Tasks are automatically linked to the e-mail message being viewed, making it easy to return to the original message for more details. You can schedule tasks immediately or leave them on today's page. If you want tasks to be undated by default, set planner-expand-name-default to nil.

Create planner tasks whenever you need to follow up a task you've delegated to someone else. Assign it to a different plan page. If you prefer to use a single plan page, make task sorting easier by adding a keyword to the description (ex: #A _ +waiting for year-end sales report : E-Mail from Jim). This makes it easy to review all the things you're waiting for.

Write clear and concise task descriptions. "Prepare year-end sales report" is a better task description than "Work on this". Planner will automatically add the e-mail author's name as a hyperlink, like ": E-Mail from Kathy".

Organize

Using Planner to keep track of your e-mail related tasks also makes it easier for you to organize and plan your day. E-mail doesn't let you specify when you want to work on something, but Planner lets you schedule your tasks onto specific days. It can also carry over unfinished tasks, so you know that nothing will slip through the cracks.

After you've read all your e-mail and responded to everything you could quickly process, you can choose when to work on other tasks that take more time.

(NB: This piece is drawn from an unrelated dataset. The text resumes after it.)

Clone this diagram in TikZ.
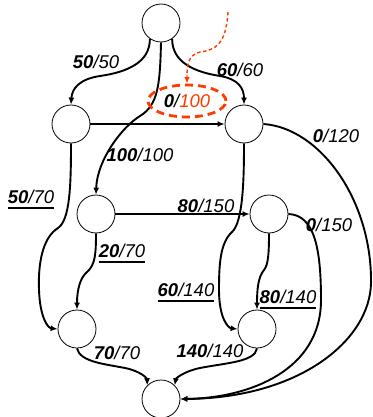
\documentclass[tikz,border=0pt]{standalone}
\usepackage{fontspec}
\setmainfont{Liberation Sans}
\usetikzlibrary{arrows.meta,calc,shapes.geometric}
\definecolor{flowred}{RGB}{255,60,0}
% flow value in bold, capacity in plain (both italic)
\newcommand\flowpair[2]{\textbf{#1}/#2}
\begin{document}
\begin{tikzpicture}[x=1pt,y=-1pt,
  vertex/.style={circle,draw,line width=0.8pt,minimum size=38pt,inner sep=0pt},
  flow/.style={line width=1.9pt,-{Latex[length=7pt,width=6pt]}},
  flowlabel/.style={inner sep=0pt,font=\fontsize{18.5}{20}\selectfont\itshape},
  ulabel/.style={line width=1.8pt},
]
\useasboundingbox (0,0) rectangle (372,417);

% vertices
\node[vertex] (s) at (161,23) {};
\node[vertex] (a) at (71,124) {};
\node[vertex] (b) at (244,124) {};
\node[vertex] (c) at (96,214) {};
\node[vertex] (d) at (269,214) {};
\node[vertex] (e) at (77,329) {};
\node[vertex] (f) at (257,329) {};
\node[vertex] (t) at (161,399) {};

% edges
\draw[flow] (s.235) .. controls (150,62) and (128,72) .. (100,76) .. controls (80,79) and (72,88) .. (a.north);
\draw[flow] (s.305) .. controls (172,62) and (194,72) .. (220,76) .. controls (238,79) and (244,88) .. (b.north);
\draw[flow] (s.south) .. controls (160,85) and (158,105) .. (140,116) .. controls (122,127) and (97,160) .. (c.north);
\draw[flow] (a.east) -- (b.west);
\draw[flow] (b.east) .. controls (320,128) and (372,200) .. (371,283) .. controls (370,340) and (300,398) .. (t.east);
\draw[flow] (b.south) .. controls (244,180) and (243,222) .. (232,232) .. controls (220,243) and (219,265) .. (219,290) .. controls (219,318) and (228,328) .. (f.west);
\draw[flow] (a.south) .. controls (71,185) and (70,220) .. (58,228) .. controls (42,238) and (38,265) .. (39,290) .. controls (40,318) and (48,328) .. (e.west);
\draw[flow] (c.east) -- (d.west);
\draw[flow] (c.south) .. controls (96,255) and (95,265) .. (87,272) .. controls (80,278) and (77,290) .. (e.north);
\draw[flow] (d.south) .. controls (269,255) and (268,265) .. (264,270) .. controls (258,277) and (257,290) .. (f.north);
\draw[flow] (d.east) .. controls (315,215) and (321,250) .. (321,300) .. controls (321,370) and (250,398) .. (t.east);
\draw[flow] (e.south) .. controls (80,362) and (105,364) .. (125,368) .. controls (140,371) and (147,378) .. (t.north west);
\draw[flow] (f.south) .. controls (255,362) and (225,363) .. (200,368) .. controls (185,371) and (176,378) .. (t.north east);

% flow / capacity labels
\node[flowlabel] (l-sa) at (96,62) {\flowpair{50}{50}};
\node[flowlabel] (l-sb) at (240,70) {\flowpair{60}{60}};
\node[flowlabel] (l-sc) at (140,155) {\flowpair{100}{100}};
\node[flowlabel] (l-bt) at (336,136) {\flowpair{0}{120}};
\node[flowlabel] (l-ae) at (31,197) {\flowpair{50}{70}};
\node[flowlabel] (l-cd) at (206,206) {\flowpair{80}{150}};
\node[flowlabel] (l-dt) at (329,225) {\flowpair{0}{150}};
\node[flowlabel] (l-ce) at (122,251) {\flowpair{20}{70}};
\node[flowlabel] (l-bf) at (186,290) {\flowpair{60}{140}};
\node[flowlabel] (l-df) at (288,297) {\flowpair{80}{140}};
\node[flowlabel] (l-et) at (117,353) {\flowpair{70}{70}};
\node[flowlabel] (l-ft) at (210,351) {\flowpair{140}{140}};

% underlines
\foreach \n in {l-ae,l-ce,l-bf,l-df}
  \draw[ulabel] ($(\n.base west)+(0,4)$) -- ($(\n.base east)+(0,4)$);

% highlighted edge a->b with its hint arrow
\node[flowlabel,ellipse,draw=flowred,line width=2.8pt,dash pattern=on 8pt off 5pt,
      minimum width=78pt,minimum height=32pt] (l-ab) at (187,101)
  {\textbf{0}/\textcolor{flowred}{100}};
\coordinate (hint) at (228,12);
\draw[flowred,line width=1.4pt,dash pattern=on 3.5pt off 2.5pt,-{Latex[length=6.5pt,width=5.5pt]}]
  (hint) .. controls (226,45) and (215,50) .. (200,52) .. controls (188,55) and (187,65) .. (l-ab.north);
\end{tikzpicture}
\end{document}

Review your list of e-mail-related tasks and start organizing them.

You can schedule a task onto a particular day by using planner-copy-or-move-task (C-c C-c) while point is on the task. You can specify actual dates (yyyy.mm.dd, mm.dd, or just dd), or you can use Planner's relative dates features to schedule things for next Friday (+fri), two days from now (+2), or even the 3rd Tuesday after March 1 (+3tue3.1). Use planner-copy-or-move-region to schedule multiple tasks.

You can schedule tasks for particular times as well. Simply add time (ex: @1000-1300) to your task description using planner-edit-task-description (bind this to a shortcut key if you use it often). Modules like planner-appt.el can extract the time information and display your schedule, and you can change your planner-sort-tasks-key-function to sort tasks by time first and then by priority.

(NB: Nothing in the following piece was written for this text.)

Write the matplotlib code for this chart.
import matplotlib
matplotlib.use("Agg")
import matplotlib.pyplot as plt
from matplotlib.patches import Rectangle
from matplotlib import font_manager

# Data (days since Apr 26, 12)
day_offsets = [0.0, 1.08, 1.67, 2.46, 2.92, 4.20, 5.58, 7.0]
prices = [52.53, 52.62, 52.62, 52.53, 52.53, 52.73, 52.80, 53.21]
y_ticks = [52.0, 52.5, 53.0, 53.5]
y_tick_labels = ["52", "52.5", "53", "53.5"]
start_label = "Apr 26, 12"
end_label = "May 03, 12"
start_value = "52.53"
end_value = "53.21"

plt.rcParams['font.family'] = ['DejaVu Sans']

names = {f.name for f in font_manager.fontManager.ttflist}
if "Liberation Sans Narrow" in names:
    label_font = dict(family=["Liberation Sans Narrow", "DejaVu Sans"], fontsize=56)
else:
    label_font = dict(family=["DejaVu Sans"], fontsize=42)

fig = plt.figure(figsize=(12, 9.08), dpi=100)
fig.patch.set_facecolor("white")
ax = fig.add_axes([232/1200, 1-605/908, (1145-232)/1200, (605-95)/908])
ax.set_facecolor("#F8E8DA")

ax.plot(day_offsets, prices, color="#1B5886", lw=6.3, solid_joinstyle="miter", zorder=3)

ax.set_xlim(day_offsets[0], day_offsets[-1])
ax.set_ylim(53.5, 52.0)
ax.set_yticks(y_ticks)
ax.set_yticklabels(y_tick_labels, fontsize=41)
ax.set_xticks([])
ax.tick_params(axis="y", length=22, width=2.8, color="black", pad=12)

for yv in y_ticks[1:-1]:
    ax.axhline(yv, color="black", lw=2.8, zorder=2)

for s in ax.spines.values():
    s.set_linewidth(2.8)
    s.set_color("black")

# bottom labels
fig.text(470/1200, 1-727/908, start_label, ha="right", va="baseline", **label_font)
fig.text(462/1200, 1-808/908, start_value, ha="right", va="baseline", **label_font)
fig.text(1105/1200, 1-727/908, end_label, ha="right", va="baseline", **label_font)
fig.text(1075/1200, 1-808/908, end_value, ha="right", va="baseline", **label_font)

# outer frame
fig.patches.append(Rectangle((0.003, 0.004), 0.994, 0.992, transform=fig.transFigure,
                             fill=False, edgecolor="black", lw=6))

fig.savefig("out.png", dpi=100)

And there you have it—an organized way to make sense of your inbox by making it easy to see just what you need to do.

Set up

1. Set up mail for Emacs, if you haven't done that already. If you're

new to Emacs, I recommend checking out http://www.emacswiki.org and http://my.gnus.org .

2. Bind planner-create-task-from-buffer to a keyboard shortcut you can

use from anywhere. For example, add the following line to your ~/emacs in order to use C-c t as your create-task shortcut:

(global-set-key "\C-ct" 'planner-create-task-from-buffer)

3. Load the Planner module corresponding to your preferred mail client:

Gnus planner-gnus.el
MH-E planner-mhe.el
Rmail planner-rmail.el
Unix mail planner-unix-mail.el
VM planner-vm.el
Wanderlust planner-wl.el

For example, add

(require 'planner-gnus)
to your ~/.emacs

Now you can deal with inbox insanity the Planner way!